> [What is required]
Both the line containing "Give me the matplotlib source for this chart." and the line containing "from matplotlib.transforms import" are part of the range to copy, along with every line between them. Copy it exactly and leave out the pictures.

== Data for this task

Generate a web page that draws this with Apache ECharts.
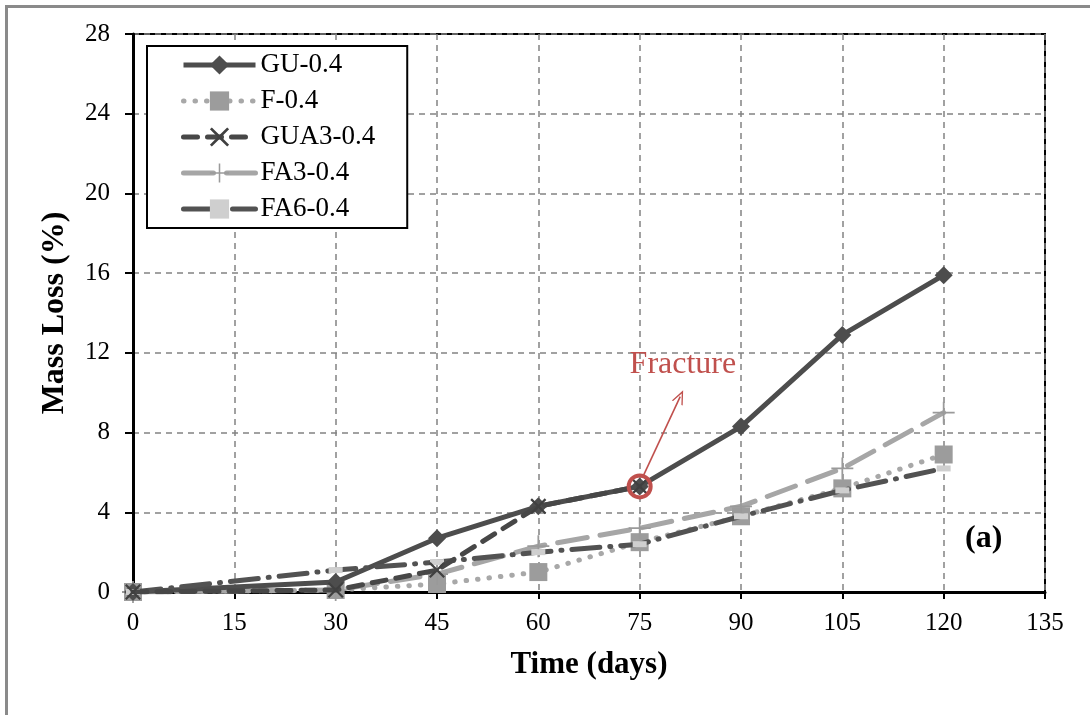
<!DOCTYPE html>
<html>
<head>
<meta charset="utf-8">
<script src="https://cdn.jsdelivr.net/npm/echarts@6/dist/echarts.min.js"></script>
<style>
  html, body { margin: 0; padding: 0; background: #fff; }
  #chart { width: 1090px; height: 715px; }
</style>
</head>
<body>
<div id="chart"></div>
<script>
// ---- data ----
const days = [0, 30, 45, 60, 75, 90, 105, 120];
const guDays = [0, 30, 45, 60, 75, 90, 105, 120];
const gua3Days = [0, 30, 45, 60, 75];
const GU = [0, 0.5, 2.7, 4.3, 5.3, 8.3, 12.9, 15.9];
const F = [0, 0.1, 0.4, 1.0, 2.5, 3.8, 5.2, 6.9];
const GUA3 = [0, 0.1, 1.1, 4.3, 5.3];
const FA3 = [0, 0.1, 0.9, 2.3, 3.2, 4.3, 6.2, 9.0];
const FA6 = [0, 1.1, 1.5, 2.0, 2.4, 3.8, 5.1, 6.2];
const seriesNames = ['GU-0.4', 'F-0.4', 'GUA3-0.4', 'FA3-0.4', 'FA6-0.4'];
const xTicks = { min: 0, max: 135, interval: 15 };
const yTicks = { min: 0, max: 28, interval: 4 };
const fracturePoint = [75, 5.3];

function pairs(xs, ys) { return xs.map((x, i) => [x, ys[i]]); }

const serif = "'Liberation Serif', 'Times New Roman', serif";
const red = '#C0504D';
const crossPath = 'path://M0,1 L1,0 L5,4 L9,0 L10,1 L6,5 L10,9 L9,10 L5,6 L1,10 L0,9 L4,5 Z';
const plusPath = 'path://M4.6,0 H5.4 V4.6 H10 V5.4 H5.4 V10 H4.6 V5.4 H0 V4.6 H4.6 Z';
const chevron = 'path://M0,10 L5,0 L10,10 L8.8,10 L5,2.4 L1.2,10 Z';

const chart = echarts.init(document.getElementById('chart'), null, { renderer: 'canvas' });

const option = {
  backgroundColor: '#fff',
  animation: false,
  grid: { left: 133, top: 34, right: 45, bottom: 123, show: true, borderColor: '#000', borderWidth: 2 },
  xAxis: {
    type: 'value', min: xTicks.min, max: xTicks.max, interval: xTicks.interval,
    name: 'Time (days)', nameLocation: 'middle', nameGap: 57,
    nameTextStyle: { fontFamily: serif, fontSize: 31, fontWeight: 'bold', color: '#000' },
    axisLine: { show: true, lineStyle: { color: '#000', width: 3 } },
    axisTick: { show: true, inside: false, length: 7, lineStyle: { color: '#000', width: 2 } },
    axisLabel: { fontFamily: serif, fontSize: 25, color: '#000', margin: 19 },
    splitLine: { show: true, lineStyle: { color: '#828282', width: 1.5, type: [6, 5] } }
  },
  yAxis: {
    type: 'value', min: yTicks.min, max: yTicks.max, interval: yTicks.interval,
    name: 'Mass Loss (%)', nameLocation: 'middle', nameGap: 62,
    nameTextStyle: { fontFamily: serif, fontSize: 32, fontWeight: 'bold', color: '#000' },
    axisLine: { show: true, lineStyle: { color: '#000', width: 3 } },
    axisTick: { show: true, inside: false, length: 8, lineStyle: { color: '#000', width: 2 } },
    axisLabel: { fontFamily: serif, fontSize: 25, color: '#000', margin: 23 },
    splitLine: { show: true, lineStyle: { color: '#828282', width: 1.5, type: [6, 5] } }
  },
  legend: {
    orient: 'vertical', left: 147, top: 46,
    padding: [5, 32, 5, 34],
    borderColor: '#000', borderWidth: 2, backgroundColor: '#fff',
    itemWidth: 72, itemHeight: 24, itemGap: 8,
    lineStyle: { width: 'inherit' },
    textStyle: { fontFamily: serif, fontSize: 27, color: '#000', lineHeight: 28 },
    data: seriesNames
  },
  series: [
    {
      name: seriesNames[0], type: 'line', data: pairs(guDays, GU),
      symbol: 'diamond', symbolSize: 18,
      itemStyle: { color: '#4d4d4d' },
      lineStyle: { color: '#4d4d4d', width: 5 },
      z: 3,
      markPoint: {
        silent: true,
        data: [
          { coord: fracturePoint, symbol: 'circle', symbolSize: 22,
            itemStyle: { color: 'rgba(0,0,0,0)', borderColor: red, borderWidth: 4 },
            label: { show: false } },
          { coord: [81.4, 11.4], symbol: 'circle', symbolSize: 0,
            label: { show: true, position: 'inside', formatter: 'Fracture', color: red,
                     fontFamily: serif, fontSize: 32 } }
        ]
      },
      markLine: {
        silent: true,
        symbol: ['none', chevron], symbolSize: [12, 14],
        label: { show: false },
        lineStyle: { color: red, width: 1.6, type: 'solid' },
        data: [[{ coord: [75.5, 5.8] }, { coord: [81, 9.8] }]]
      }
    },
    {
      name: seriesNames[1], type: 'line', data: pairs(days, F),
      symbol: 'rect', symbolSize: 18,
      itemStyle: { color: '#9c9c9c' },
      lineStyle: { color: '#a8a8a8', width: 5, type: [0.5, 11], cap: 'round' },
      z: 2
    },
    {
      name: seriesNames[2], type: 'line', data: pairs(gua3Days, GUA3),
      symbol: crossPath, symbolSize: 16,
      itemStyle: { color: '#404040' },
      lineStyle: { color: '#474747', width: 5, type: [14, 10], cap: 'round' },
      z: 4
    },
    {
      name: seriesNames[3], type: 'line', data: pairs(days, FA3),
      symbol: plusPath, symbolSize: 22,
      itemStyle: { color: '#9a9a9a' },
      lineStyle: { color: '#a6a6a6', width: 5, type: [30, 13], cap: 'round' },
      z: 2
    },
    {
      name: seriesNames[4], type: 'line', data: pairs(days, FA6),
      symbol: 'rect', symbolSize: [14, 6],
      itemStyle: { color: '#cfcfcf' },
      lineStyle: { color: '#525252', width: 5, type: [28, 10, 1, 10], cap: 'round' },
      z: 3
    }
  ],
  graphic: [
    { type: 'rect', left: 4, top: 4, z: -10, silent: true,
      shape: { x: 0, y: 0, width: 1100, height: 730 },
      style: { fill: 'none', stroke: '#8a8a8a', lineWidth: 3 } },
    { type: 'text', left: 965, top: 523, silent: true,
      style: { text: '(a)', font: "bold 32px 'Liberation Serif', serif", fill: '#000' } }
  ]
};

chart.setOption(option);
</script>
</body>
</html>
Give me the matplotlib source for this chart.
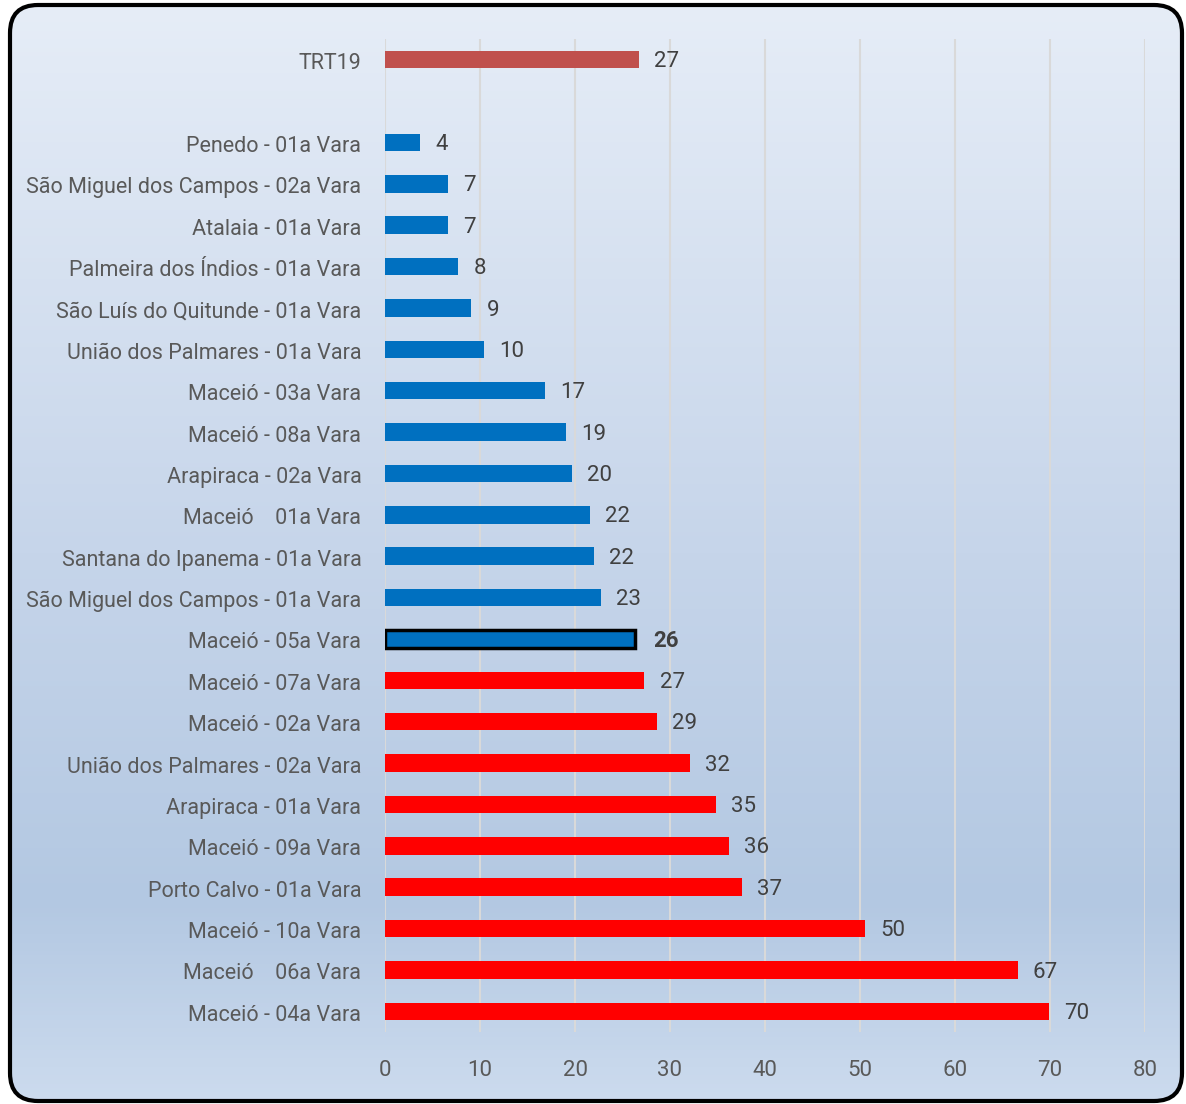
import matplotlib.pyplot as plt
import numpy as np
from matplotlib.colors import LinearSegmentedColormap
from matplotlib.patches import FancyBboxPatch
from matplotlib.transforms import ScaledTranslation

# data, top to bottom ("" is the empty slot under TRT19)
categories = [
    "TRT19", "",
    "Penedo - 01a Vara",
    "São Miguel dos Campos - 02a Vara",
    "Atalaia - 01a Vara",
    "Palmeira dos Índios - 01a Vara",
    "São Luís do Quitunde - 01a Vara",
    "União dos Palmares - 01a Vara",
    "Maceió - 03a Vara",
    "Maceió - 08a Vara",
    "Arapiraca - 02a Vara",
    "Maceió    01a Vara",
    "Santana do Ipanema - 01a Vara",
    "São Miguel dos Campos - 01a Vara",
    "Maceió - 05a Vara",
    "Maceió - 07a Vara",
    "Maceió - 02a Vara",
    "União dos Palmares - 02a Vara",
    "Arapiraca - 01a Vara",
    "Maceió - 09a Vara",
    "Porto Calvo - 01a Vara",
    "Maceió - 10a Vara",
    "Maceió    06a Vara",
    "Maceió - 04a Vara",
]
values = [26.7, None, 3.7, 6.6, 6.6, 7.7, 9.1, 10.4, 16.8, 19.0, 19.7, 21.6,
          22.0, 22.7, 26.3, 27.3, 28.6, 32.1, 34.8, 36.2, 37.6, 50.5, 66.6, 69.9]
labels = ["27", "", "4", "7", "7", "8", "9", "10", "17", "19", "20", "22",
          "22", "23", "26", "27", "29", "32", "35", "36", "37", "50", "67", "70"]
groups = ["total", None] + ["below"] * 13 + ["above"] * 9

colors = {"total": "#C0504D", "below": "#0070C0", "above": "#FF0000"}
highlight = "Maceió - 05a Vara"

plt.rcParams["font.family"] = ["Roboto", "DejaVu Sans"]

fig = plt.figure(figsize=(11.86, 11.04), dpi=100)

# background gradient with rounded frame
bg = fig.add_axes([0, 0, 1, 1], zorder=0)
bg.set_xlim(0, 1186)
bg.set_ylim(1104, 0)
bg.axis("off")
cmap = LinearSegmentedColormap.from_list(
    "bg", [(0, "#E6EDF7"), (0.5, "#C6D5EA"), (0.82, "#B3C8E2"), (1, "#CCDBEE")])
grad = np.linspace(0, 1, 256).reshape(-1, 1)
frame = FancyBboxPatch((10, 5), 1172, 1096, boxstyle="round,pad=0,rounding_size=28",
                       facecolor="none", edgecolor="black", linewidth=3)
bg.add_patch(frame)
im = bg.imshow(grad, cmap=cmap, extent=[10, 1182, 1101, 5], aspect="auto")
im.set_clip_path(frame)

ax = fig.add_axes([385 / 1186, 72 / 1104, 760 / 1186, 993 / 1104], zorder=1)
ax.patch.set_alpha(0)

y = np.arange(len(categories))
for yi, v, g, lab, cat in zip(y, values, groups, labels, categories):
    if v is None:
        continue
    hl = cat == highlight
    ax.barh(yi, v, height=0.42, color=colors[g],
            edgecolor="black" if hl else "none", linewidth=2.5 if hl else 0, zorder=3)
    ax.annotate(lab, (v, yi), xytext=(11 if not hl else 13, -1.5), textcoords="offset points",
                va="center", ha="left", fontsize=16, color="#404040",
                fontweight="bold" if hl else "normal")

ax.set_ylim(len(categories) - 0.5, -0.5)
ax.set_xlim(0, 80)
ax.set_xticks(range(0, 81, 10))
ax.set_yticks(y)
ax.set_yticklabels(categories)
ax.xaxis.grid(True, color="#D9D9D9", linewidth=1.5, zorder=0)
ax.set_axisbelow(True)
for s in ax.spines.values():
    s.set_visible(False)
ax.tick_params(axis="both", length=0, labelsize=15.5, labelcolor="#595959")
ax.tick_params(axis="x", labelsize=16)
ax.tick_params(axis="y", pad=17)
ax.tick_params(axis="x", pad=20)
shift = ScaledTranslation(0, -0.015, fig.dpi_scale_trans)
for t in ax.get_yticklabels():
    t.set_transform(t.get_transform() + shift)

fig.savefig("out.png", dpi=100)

====

> [Solution for this problem]
Give me the matplotlib source for this chart.
import matplotlib.pyplot as plt
import numpy as np
from matplotlib.colors import LinearSegmentedColormap
from matplotlib.patches import FancyBboxPatch
from matplotlib.transforms import ScaledTranslation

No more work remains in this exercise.